* START Material for this exercise *
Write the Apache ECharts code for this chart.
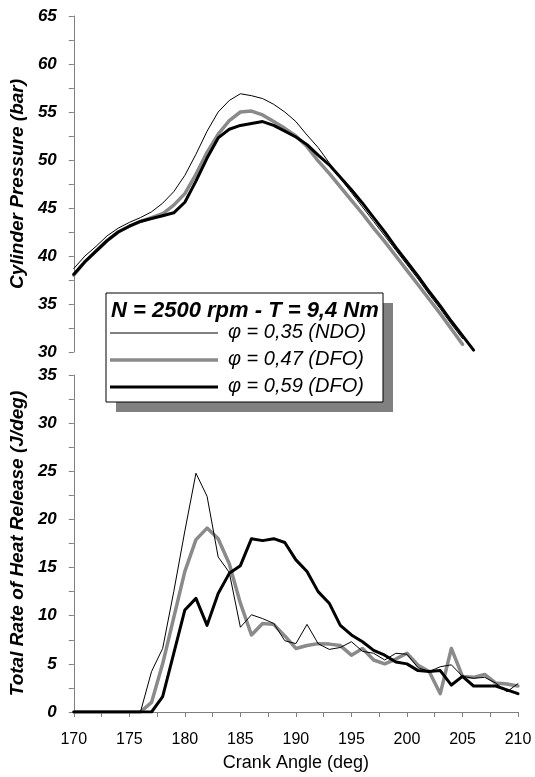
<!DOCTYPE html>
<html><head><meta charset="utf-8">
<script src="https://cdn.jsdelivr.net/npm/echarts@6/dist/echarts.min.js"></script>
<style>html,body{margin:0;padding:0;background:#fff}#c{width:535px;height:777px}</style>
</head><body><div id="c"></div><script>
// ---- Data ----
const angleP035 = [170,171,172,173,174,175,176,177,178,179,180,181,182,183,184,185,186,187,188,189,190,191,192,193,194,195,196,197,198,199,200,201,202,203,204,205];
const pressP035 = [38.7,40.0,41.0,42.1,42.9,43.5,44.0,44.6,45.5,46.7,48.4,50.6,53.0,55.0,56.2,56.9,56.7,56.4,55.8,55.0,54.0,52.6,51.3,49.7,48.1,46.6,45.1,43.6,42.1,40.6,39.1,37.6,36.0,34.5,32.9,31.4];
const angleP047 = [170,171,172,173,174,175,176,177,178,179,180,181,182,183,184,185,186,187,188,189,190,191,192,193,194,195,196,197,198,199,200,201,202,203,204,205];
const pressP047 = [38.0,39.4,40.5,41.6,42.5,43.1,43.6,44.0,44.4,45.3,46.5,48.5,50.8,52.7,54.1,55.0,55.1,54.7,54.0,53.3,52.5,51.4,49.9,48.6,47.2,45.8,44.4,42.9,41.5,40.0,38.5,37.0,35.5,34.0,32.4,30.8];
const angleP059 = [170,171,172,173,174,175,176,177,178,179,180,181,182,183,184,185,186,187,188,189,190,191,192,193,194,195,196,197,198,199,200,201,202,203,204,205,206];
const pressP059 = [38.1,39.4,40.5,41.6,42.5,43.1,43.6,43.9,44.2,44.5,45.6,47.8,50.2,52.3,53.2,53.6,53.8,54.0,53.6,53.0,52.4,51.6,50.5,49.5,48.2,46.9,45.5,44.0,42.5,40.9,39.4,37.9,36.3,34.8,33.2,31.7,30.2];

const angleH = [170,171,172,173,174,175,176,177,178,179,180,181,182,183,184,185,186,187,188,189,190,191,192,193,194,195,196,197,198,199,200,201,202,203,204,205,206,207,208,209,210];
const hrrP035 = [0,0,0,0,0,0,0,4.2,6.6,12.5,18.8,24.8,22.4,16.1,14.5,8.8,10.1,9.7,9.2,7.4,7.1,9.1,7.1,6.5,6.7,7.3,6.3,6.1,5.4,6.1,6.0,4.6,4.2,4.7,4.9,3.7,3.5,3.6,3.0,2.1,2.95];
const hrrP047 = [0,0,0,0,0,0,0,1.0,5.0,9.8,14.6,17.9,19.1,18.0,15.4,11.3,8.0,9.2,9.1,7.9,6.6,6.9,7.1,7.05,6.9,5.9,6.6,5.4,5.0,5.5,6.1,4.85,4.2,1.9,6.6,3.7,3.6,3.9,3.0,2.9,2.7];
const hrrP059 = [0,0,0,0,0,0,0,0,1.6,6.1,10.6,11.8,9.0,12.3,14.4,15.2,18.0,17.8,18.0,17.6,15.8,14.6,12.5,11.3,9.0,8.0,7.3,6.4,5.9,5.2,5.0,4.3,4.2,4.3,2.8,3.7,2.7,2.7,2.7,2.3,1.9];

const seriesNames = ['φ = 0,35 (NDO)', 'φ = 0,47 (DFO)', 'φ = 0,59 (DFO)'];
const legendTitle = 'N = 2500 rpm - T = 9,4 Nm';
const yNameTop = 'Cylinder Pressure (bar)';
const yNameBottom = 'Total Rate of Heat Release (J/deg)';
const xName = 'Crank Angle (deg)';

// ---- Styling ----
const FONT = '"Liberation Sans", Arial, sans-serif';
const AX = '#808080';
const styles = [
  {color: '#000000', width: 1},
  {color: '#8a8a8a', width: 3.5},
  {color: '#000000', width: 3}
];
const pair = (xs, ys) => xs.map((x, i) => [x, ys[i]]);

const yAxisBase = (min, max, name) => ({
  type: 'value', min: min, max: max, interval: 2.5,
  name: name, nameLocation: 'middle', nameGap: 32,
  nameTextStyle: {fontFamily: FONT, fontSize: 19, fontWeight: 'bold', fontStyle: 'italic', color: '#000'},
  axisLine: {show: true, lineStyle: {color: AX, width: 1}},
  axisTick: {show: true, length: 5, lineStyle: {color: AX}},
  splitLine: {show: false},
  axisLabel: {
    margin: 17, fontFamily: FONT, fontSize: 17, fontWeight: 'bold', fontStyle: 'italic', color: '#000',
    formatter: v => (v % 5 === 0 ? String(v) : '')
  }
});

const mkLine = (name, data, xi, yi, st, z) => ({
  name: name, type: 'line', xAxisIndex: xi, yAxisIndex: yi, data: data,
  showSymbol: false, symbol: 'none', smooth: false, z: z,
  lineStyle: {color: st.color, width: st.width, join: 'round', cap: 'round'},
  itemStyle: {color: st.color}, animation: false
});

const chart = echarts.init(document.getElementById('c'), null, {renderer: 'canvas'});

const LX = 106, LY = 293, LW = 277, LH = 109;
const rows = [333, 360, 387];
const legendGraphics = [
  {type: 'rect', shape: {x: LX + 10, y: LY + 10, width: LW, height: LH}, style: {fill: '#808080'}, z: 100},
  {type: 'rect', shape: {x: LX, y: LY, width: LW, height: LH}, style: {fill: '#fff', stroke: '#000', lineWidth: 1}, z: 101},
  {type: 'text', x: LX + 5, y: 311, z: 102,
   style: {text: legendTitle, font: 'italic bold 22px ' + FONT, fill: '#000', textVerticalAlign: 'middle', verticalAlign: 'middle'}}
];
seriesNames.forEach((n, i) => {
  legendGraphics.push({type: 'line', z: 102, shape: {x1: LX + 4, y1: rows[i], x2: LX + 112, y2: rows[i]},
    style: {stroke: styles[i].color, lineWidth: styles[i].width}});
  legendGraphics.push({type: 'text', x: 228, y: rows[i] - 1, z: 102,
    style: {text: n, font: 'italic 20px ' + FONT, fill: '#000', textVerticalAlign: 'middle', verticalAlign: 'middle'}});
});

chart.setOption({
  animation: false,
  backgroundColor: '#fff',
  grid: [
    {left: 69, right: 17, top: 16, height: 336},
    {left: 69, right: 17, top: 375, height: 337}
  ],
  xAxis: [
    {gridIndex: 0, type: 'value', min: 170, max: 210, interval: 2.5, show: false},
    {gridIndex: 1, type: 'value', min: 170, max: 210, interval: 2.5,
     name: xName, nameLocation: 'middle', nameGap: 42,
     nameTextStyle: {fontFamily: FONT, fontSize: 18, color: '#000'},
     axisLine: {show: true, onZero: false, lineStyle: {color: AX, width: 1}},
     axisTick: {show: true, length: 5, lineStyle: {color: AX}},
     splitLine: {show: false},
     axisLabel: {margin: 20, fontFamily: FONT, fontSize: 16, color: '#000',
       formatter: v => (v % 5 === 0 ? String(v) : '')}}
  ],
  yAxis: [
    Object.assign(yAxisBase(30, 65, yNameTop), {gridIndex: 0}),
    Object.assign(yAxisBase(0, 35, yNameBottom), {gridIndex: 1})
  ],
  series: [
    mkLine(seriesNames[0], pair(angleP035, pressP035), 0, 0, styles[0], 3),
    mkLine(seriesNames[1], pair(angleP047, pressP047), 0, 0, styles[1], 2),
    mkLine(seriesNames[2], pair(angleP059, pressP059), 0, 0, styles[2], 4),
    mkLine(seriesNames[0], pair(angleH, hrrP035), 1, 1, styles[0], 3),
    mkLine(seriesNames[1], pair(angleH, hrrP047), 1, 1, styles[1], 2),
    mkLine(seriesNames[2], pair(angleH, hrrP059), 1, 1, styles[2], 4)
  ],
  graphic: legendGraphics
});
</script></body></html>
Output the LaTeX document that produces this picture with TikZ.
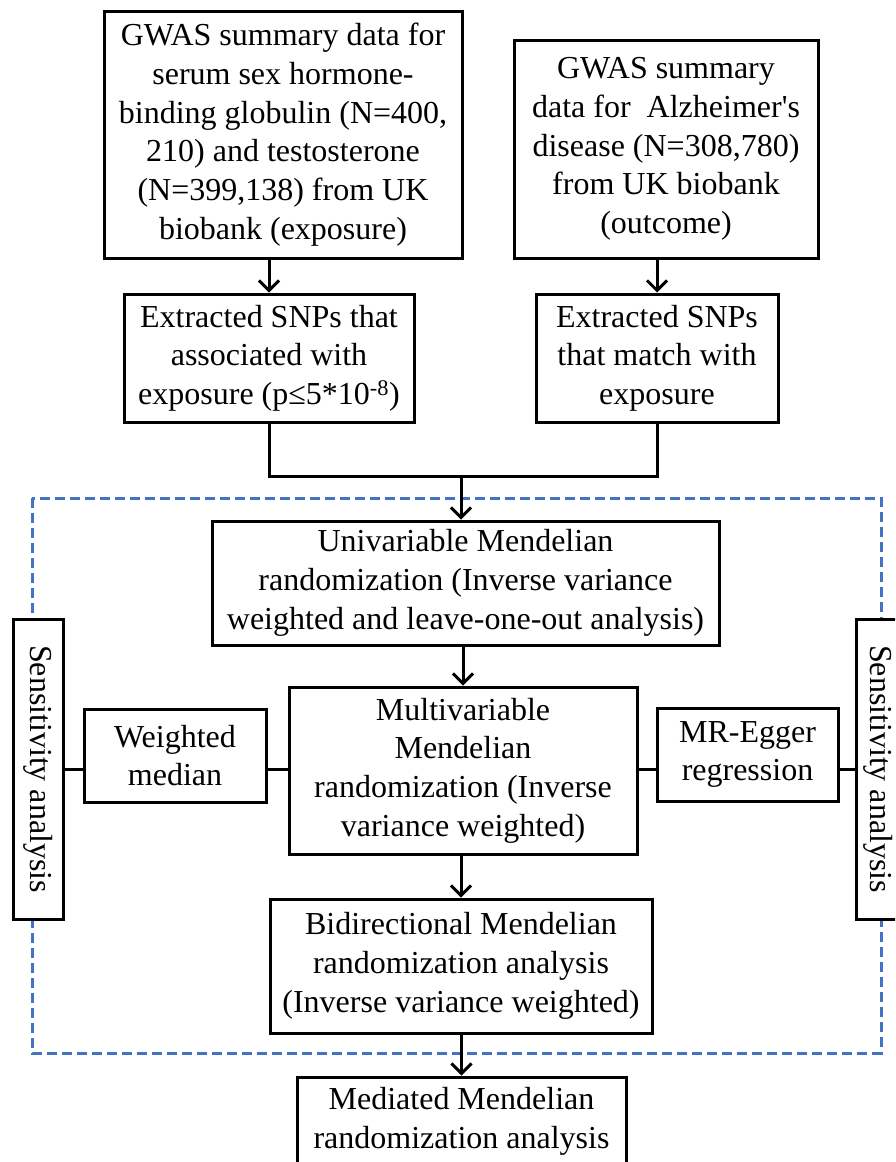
* END Material for this exercise *
- [Problem to work on]:
Transcribe each entry precisely as given, leaving the pictures out.

- [Full output]:
Write the Apache ECharts code for this chart.
<!DOCTYPE html>
<html><head><meta charset="utf-8">
<script src="https://cdn.jsdelivr.net/npm/echarts@6/dist/echarts.min.js"></script>
<style>html,body{margin:0;padding:0;background:#fff}#c{width:535px;height:777px}</style>
</head><body><div id="c"></div><script>
// ---- Data ----
const angleP035 = [170,171,172,173,174,175,176,177,178,179,180,181,182,183,184,185,186,187,188,189,190,191,192,193,194,195,196,197,198,199,200,201,202,203,204,205];
const pressP035 = [38.7,40.0,41.0,42.1,42.9,43.5,44.0,44.6,45.5,46.7,48.4,50.6,53.0,55.0,56.2,56.9,56.7,56.4,55.8,55.0,54.0,52.6,51.3,49.7,48.1,46.6,45.1,43.6,42.1,40.6,39.1,37.6,36.0,34.5,32.9,31.4];
const angleP047 = [170,171,172,173,174,175,176,177,178,179,180,181,182,183,184,185,186,187,188,189,190,191,192,193,194,195,196,197,198,199,200,201,202,203,204,205];
const pressP047 = [38.0,39.4,40.5,41.6,42.5,43.1,43.6,44.0,44.4,45.3,46.5,48.5,50.8,52.7,54.1,55.0,55.1,54.7,54.0,53.3,52.5,51.4,49.9,48.6,47.2,45.8,44.4,42.9,41.5,40.0,38.5,37.0,35.5,34.0,32.4,30.8];
const angleP059 = [170,171,172,173,174,175,176,177,178,179,180,181,182,183,184,185,186,187,188,189,190,191,192,193,194,195,196,197,198,199,200,201,202,203,204,205,206];
const pressP059 = [38.1,39.4,40.5,41.6,42.5,43.1,43.6,43.9,44.2,44.5,45.6,47.8,50.2,52.3,53.2,53.6,53.8,54.0,53.6,53.0,52.4,51.6,50.5,49.5,48.2,46.9,45.5,44.0,42.5,40.9,39.4,37.9,36.3,34.8,33.2,31.7,30.2];

const angleH = [170,171,172,173,174,175,176,177,178,179,180,181,182,183,184,185,186,187,188,189,190,191,192,193,194,195,196,197,198,199,200,201,202,203,204,205,206,207,208,209,210];
const hrrP035 = [0,0,0,0,0,0,0,4.2,6.6,12.5,18.8,24.8,22.4,16.1,14.5,8.8,10.1,9.7,9.2,7.4,7.1,9.1,7.1,6.5,6.7,7.3,6.3,6.1,5.4,6.1,6.0,4.6,4.2,4.7,4.9,3.7,3.5,3.6,3.0,2.1,2.95];
const hrrP047 = [0,0,0,0,0,0,0,1.0,5.0,9.8,14.6,17.9,19.1,18.0,15.4,11.3,8.0,9.2,9.1,7.9,6.6,6.9,7.1,7.05,6.9,5.9,6.6,5.4,5.0,5.5,6.1,4.85,4.2,1.9,6.6,3.7,3.6,3.9,3.0,2.9,2.7];
const hrrP059 = [0,0,0,0,0,0,0,0,1.6,6.1,10.6,11.8,9.0,12.3,14.4,15.2,18.0,17.8,18.0,17.6,15.8,14.6,12.5,11.3,9.0,8.0,7.3,6.4,5.9,5.2,5.0,4.3,4.2,4.3,2.8,3.7,2.7,2.7,2.7,2.3,1.9];

const seriesNames = ['φ = 0,35 (NDO)', 'φ = 0,47 (DFO)', 'φ = 0,59 (DFO)'];
const legendTitle = 'N = 2500 rpm - T = 9,4 Nm';
const yNameTop = 'Cylinder Pressure (bar)';
const yNameBottom = 'Total Rate of Heat Release (J/deg)';
const xName = 'Crank Angle (deg)';

// ---- Styling ----
const FONT = '"Liberation Sans", Arial, sans-serif';
const AX = '#808080';
const styles = [
  {color: '#000000', width: 1},
  {color: '#8a8a8a', width: 3.5},
  {color: '#000000', width: 3}
];
const pair = (xs, ys) => xs.map((x, i) => [x, ys[i]]);

const yAxisBase = (min, max, name) => ({
  type: 'value', min: min, max: max, interval: 2.5,
  name: name, nameLocation: 'middle', nameGap: 32,
  nameTextStyle: {fontFamily: FONT, fontSize: 19, fontWeight: 'bold', fontStyle: 'italic', color: '#000'},
  axisLine: {show: true, lineStyle: {color: AX, width: 1}},
  axisTick: {show: true, length: 5, lineStyle: {color: AX}},
  splitLine: {show: false},
  axisLabel: {
    margin: 17, fontFamily: FONT, fontSize: 17, fontWeight: 'bold', fontStyle: 'italic', color: '#000',
    formatter: v => (v % 5 === 0 ? String(v) : '')
  }
});

const mkLine = (name, data, xi, yi, st, z) => ({
  name: name, type: 'line', xAxisIndex: xi, yAxisIndex: yi, data: data,
  showSymbol: false, symbol: 'none', smooth: false, z: z,
  lineStyle: {color: st.color, width: st.width, join: 'round', cap: 'round'},
  itemStyle: {color: st.color}, animation: false
});

const chart = echarts.init(document.getElementById('c'), null, {renderer: 'canvas'});

const LX = 106, LY = 293, LW = 277, LH = 109;
const rows = [333, 360, 387];
const legendGraphics = [
  {type: 'rect', shape: {x: LX + 10, y: LY + 10, width: LW, height: LH}, style: {fill: '#808080'}, z: 100},
  {type: 'rect', shape: {x: LX, y: LY, width: LW, height: LH}, style: {fill: '#fff', stroke: '#000', lineWidth: 1}, z: 101},
  {type: 'text', x: LX + 5, y: 311, z: 102,
   style: {text: legendTitle, font: 'italic bold 22px ' + FONT, fill: '#000', textVerticalAlign: 'middle', verticalAlign: 'middle'}}
];
seriesNames.forEach((n, i) => {
  legendGraphics.push({type: 'line', z: 102, shape: {x1: LX + 4, y1: rows[i], x2: LX + 112, y2: rows[i]},
    style: {stroke: styles[i].color, lineWidth: styles[i].width}});
  legendGraphics.push({type: 'text', x: 228, y: rows[i] - 1, z: 102,
    style: {text: n, font: 'italic 20px ' + FONT, fill: '#000', textVerticalAlign: 'middle', verticalAlign: 'middle'}});
});

chart.setOption({
  animation: false,
  backgroundColor: '#fff',
  grid: [
    {left: 69, right: 17, top: 16, height: 336},
    {left: 69, right: 17, top: 375, height: 337}
  ],
  xAxis: [
    {gridIndex: 0, type: 'value', min: 170, max: 210, interval: 2.5, show: false},
    {gridIndex: 1, type: 'value', min: 170, max: 210, interval: 2.5,
     name: xName, nameLocation: 'middle', nameGap: 42,
     nameTextStyle: {fontFamily: FONT, fontSize: 18, color: '#000'},
     axisLine: {show: true, onZero: false, lineStyle: {color: AX, width: 1}},
     axisTick: {show: true, length: 5, lineStyle: {color: AX}},
     splitLine: {show: false},
     axisLabel: {margin: 20, fontFamily: FONT, fontSize: 16, color: '#000',
       formatter: v => (v % 5 === 0 ? String(v) : '')}}
  ],
  yAxis: [
    Object.assign(yAxisBase(30, 65, yNameTop), {gridIndex: 0}),
    Object.assign(yAxisBase(0, 35, yNameBottom), {gridIndex: 1})
  ],
  series: [
    mkLine(seriesNames[0], pair(angleP035, pressP035), 0, 0, styles[0], 3),
    mkLine(seriesNames[1], pair(angleP047, pressP047), 0, 0, styles[1], 2),
    mkLine(seriesNames[2], pair(angleP059, pressP059), 0, 0, styles[2], 4),
    mkLine(seriesNames[0], pair(angleH, hrrP035), 1, 1, styles[0], 3),
    mkLine(seriesNames[1], pair(angleH, hrrP047), 1, 1, styles[1], 2),
    mkLine(seriesNames[2], pair(angleH, hrrP059), 1, 1, styles[2], 4)
  ],
  graphic: legendGraphics
});
</script></body></html>
Output the LaTeX document that produces this picture with TikZ.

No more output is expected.